** Start of RECORDS FOR THE TASK **
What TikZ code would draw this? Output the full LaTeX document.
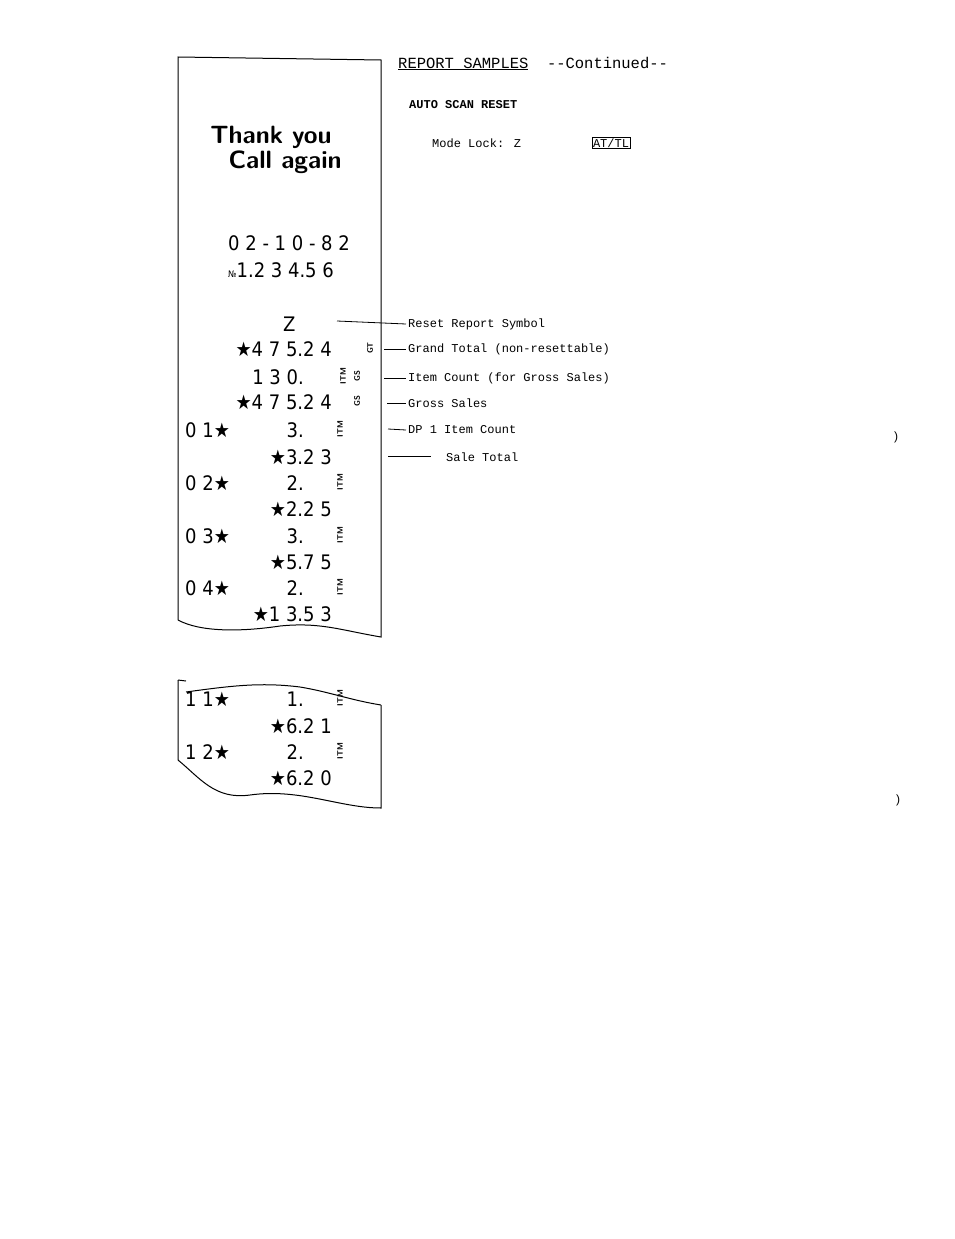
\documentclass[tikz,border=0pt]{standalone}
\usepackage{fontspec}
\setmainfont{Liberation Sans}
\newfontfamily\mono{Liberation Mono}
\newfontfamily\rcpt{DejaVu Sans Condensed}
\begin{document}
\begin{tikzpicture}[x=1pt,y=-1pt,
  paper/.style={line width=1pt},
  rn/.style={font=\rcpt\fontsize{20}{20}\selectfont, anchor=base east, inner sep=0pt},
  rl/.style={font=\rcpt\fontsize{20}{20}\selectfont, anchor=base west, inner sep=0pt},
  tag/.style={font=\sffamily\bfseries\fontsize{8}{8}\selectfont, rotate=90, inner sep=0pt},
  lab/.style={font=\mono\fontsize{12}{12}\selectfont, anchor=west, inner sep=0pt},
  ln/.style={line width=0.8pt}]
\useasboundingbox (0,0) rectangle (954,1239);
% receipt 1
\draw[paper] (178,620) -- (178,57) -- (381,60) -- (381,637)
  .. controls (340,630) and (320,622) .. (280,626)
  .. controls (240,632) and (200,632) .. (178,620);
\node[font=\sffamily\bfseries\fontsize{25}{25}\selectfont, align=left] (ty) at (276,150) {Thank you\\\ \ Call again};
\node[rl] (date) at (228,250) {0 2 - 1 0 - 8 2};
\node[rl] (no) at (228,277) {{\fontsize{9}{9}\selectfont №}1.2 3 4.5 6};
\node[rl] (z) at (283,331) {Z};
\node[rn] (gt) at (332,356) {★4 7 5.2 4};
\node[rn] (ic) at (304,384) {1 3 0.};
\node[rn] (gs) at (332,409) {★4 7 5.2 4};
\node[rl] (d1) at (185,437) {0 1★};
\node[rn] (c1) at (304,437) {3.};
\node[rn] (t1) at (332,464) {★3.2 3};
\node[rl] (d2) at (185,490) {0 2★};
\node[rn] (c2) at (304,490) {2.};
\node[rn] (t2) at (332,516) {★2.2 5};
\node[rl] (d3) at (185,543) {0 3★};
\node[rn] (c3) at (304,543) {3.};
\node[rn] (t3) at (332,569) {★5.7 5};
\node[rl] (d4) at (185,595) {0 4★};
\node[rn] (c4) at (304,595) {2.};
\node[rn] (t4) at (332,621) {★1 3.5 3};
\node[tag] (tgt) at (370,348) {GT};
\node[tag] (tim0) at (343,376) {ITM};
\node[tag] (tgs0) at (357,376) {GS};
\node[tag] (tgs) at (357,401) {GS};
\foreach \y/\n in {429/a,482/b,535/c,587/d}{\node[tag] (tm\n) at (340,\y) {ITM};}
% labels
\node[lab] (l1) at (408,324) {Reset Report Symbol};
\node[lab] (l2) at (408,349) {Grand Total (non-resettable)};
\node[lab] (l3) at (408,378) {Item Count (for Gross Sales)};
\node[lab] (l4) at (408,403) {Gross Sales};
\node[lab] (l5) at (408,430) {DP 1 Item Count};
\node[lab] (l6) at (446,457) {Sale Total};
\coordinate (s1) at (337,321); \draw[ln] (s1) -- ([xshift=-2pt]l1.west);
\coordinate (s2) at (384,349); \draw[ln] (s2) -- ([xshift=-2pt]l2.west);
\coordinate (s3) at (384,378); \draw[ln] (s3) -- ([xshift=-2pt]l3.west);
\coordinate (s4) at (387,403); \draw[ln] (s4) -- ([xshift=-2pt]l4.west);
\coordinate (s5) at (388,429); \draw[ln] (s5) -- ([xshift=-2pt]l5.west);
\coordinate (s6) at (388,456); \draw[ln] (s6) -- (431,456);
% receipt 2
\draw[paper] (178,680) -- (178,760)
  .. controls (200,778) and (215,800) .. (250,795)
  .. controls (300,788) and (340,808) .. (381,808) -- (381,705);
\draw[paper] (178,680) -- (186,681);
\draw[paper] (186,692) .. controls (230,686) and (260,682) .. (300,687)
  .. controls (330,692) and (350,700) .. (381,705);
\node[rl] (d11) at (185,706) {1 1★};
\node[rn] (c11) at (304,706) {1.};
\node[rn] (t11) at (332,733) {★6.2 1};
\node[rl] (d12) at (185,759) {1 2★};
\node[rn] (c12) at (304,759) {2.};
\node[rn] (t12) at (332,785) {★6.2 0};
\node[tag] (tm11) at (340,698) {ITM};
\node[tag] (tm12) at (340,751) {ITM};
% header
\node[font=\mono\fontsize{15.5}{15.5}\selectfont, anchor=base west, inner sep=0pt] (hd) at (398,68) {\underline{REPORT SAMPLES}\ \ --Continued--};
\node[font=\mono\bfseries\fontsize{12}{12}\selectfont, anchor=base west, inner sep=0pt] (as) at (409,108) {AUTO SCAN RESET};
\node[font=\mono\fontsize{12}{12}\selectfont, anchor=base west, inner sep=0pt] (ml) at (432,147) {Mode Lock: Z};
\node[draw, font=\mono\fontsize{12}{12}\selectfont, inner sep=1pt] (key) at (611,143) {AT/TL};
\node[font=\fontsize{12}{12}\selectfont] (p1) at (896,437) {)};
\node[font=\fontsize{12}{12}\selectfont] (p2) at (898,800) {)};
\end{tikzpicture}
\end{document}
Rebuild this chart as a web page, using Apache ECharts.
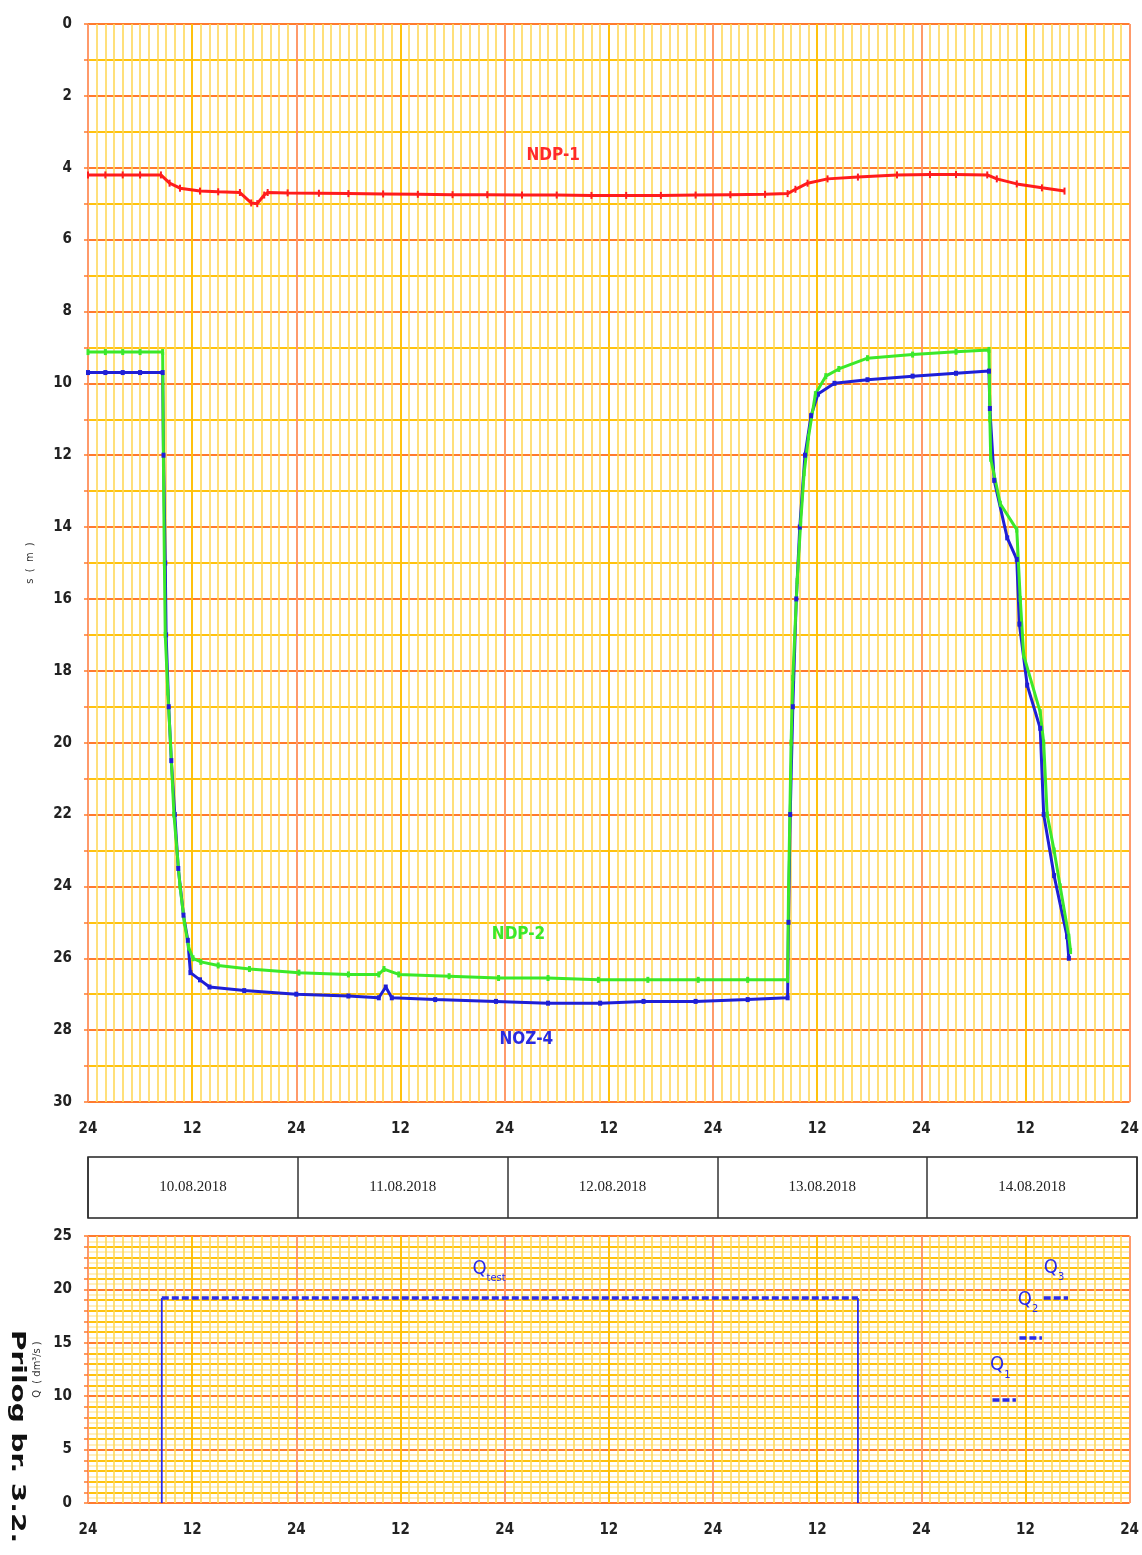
** End of RECORDS FOR THE TASK **
◆ **PROBLEM**: For each line above that contains the word "this", copy that line.

◆ **TASK OUTPUT**:
What TikZ code would draw this? Output the full LaTeX document.
Rebuild this chart as a web page, using Apache ECharts.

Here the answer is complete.